Most of the lawsuits filed by governments received similar treatment. But at least 10 never had a chance. Some states passed laws insulating the firearms industry from municipal lawsuits.
In Washington, the NRA wants Congress to ban all local governments from filing such lawsuits.
But gun control groups, like the Brady Center to Prevent Gun Violence, insist that governments must retain the right to sue the gun industry.
If a jury ever heard all the evidence on negligent conduct by gun makers and sellers, it would render a monster verdict comparable to some of the billion-dollar verdicts rendered against the tobacco industry, predicted Dennis Henigan, attorney for the Brady Center.

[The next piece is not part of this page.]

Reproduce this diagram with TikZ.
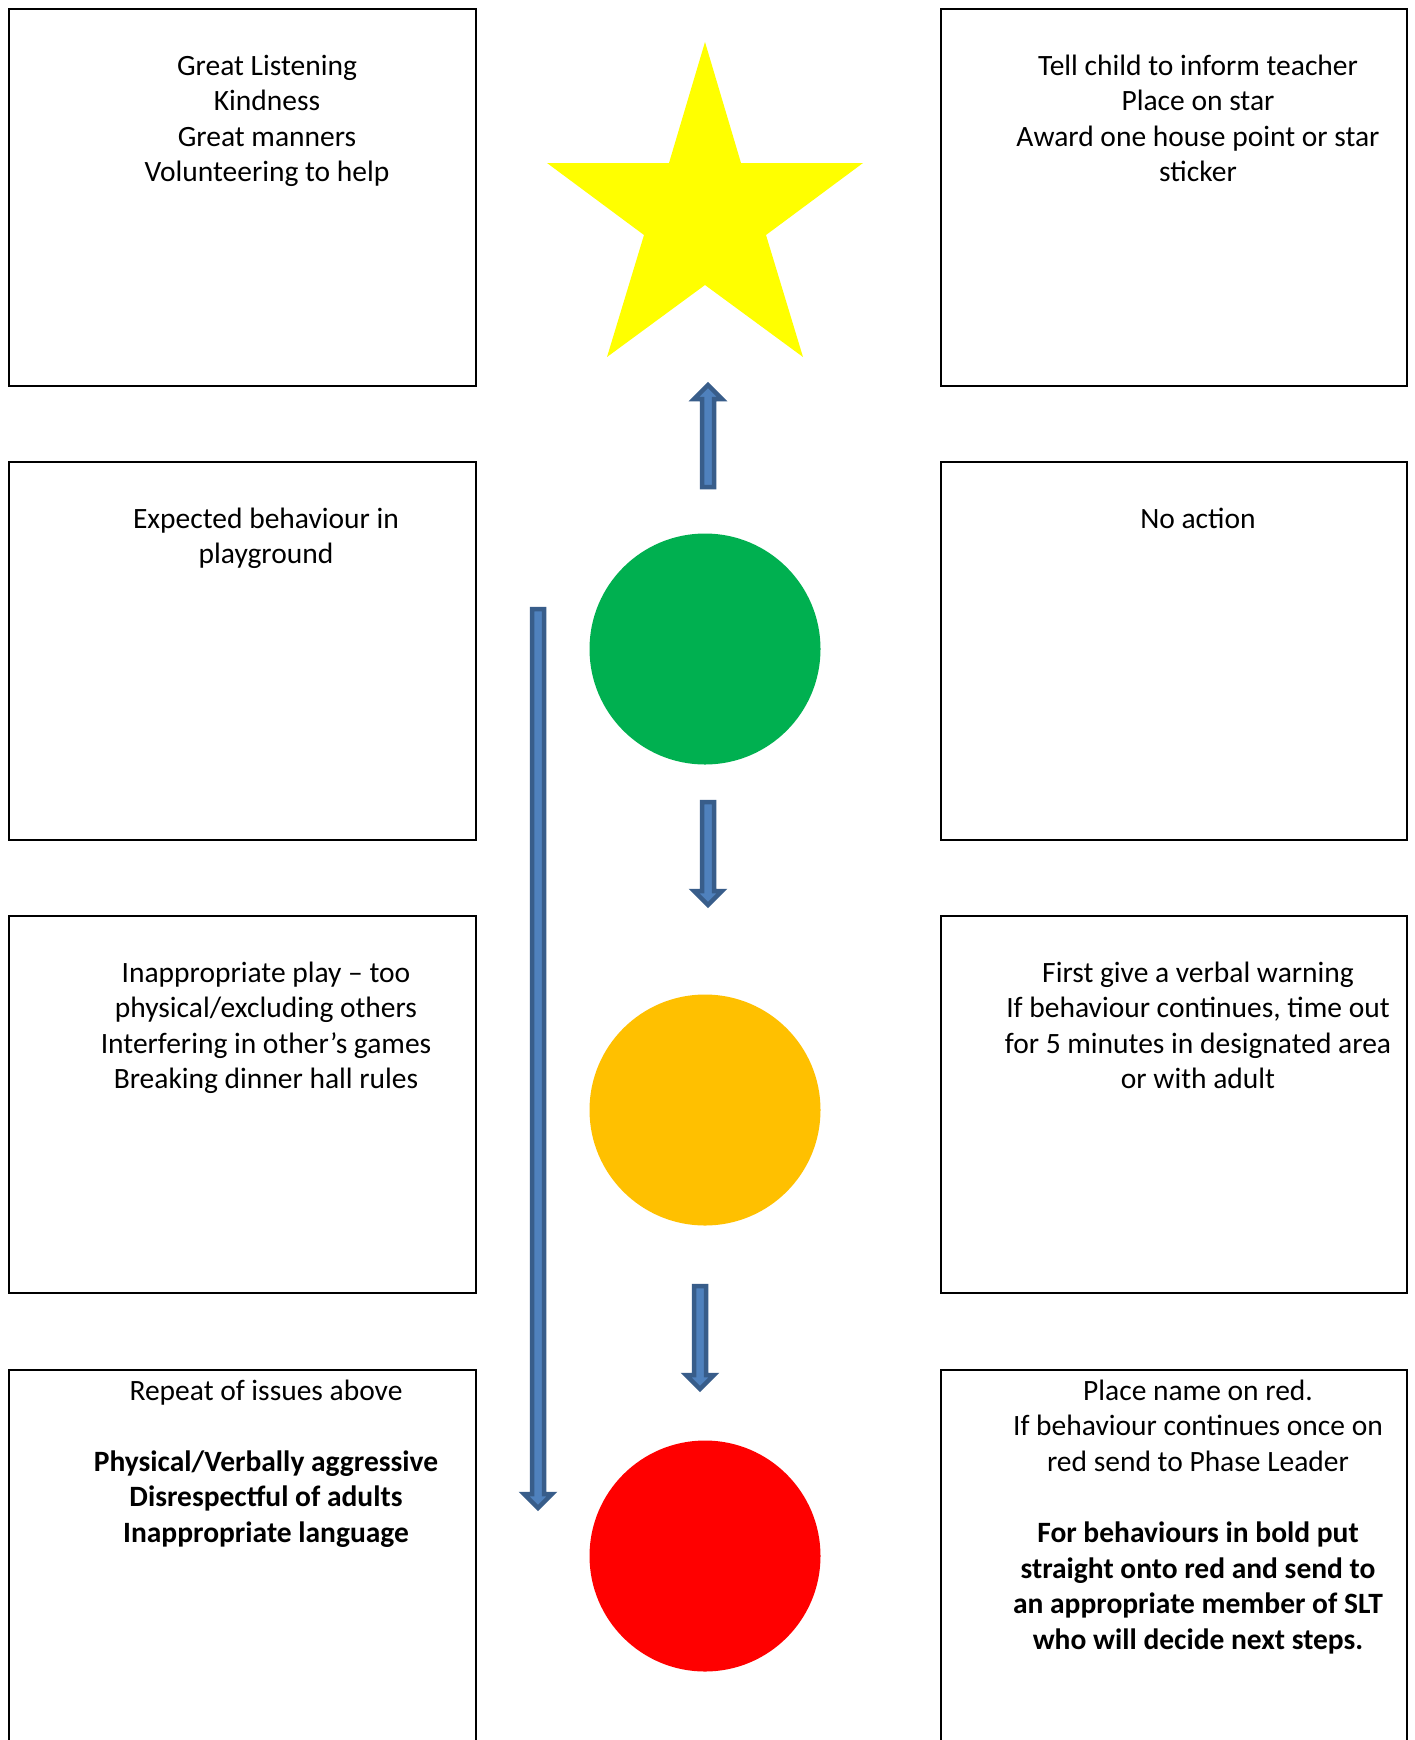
\documentclass[tikz,border=0pt]{standalone}
\usepackage{fontspec}
\setmainfont{Carlito}
\definecolor{arrowfill}{HTML}{4F81BD}
\definecolor{arrowline}{HTML}{385D8A}
\definecolor{tlgreen}{HTML}{00B050}
\definecolor{tlamber}{HTML}{FFC000}
\definecolor{tlred}{HTML}{FF0000}
\definecolor{staryellow}{HTML}{FFFF00}
\begin{document}
\begin{tikzpicture}[x=1pt,y=-1pt,
  box/.style={draw=black, line width=2pt},
  txt/.style={align=center, anchor=base, inner sep=0pt, font=\fontsize{29.5}{35.6}\selectfont},
  blockarrow/.style={fill=arrowfill, draw=arrowline, line width=4.5pt, line join=miter},
  light/.style={circle, minimum size=231pt, inner sep=0pt}]
\clip (0,0) rectangle (1414,1740);
\fill[white] (0,0) rectangle (1414,1740);

% boxes
\draw[box] (9,9) rectangle (476,386);
\draw[box] (941,9) rectangle (1407,386);
\draw[box] (9,462) rectangle (476,840);
\draw[box] (941,462) rectangle (1407,840);
\draw[box] (9,916) rectangle (476,1293);
\draw[box] (941,916) rectangle (1407,1293);
\draw[box] (9,1370) rectangle (476,1780);
\draw[box] (941,1370) rectangle (1407,1780);

% texts (anchor = baseline of last line)
\node[txt] (t1l) at (267,181.8) {Great Listening\\Kindness\\Great manners\\Volunteering to help};
\node[txt] (t1r) at (1198,181.8) {Tell child to inform teacher\\Place on star\\Award one house point or star\\sticker};
\node[txt] (t2l) at (266,563.6) {Expected behaviour in\\playground};
\node[txt] (t2r) at (1198,528) {No action};
\node[txt] (t3l) at (266,1088.8) {Inappropriate play – too\\physical/excluding others\\Interfering in other’s games\\Breaking dinner hall rules};
\node[txt] (t3r) at (1198,1088.8) {First give a verbal warning\\If behaviour continues, time out\\for 5 minutes in designated area\\or with adult};
\node[txt] (t4l) at (266,1542.4) {Repeat of issues above\\[35.6pt]\textbf{Physical/Verbally aggressive}\\\textbf{Disrespectful of adults}\\\textbf{Inappropriate language}};
\node[txt] (t4r) at (1198,1649.2) {Place name on red.\\If behaviour continues once on\\red send to Phase Leader\\[35.6pt]\textbf{For behaviours in bold put}\\\textbf{straight onto red and send to}\\\textbf{an appropriate member of SLT}\\\textbf{who will decide next steps.}};

% star
\fill[staryellow] (705,42) -- (741,163) -- (863,163) -- (766,235) -- (803,357) -- (705,285)
  -- (607,357) -- (644,235) -- (547,163) -- (669,163) -- cycle;

% traffic lights
\node[light, fill=tlgreen] (green) at (705,649) {};
\node[light, fill=tlamber] (amber) at (705,1110) {};
\node[light, fill=tlred] (red) at (705,1556) {};

% block arrows
\draw[blockarrow] (702,487) -- (702,399) -- (694,399) -- (708,385) -- (722,399) -- (714,399) -- (714,487) -- cycle;
\draw[blockarrow] (702,802) -- (714,802) -- (714,891) -- (722,891) -- (708,905) -- (694,891) -- (702,891) -- cycle;
\draw[blockarrow] (694,1286) -- (706,1286) -- (706,1375) -- (714,1375) -- (700,1389) -- (686,1375) -- (694,1375) -- cycle;
\draw[blockarrow] (532,609) -- (544,609) -- (544,1494) -- (552,1494) -- (538,1508) -- (524,1494) -- (532,1494) -- cycle;
\end{tikzpicture}
\end{document}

"This battle is not over, not at all," Henigan said.
So far, no community in Western New York has filed such a lawsuit, but Mayor Anthony M. Masiello recently revealed that he had Corporation Counsel Michael B. Risman research the issue several years ago.
"If I saw a window of opportunity, a legal chance of success, I would go for it," Masiello said.
Gun control groups have had some success in helping individual crime victims and their families sue gun makers and distributors.
Henigan said the Wal-Mart settlement was the largest of its kind paid by an American gun retailer. There have been other success stories for those who favor gun control. "Last year, over a period of 90 days, we had three settlements totaling $4.4 million."
One such lawsuit was filed by the families of eight people shot in 2002 in the Washington, D.C., sniper case. Authorities said a Bushmaster assault rifle used in the shootings was one of 238 guns that "disappeared" - with no purchase records - from the Bulls Eye Shooters Supply store in Tacoma, Wash.
Henigan helped file a lawsuit accusing Bulls Eye of grossly negligent sales practices, and Bushmaster of ignoring information that Bulls Eye was irresponsible. The lawsuit was settled for $2.5 million.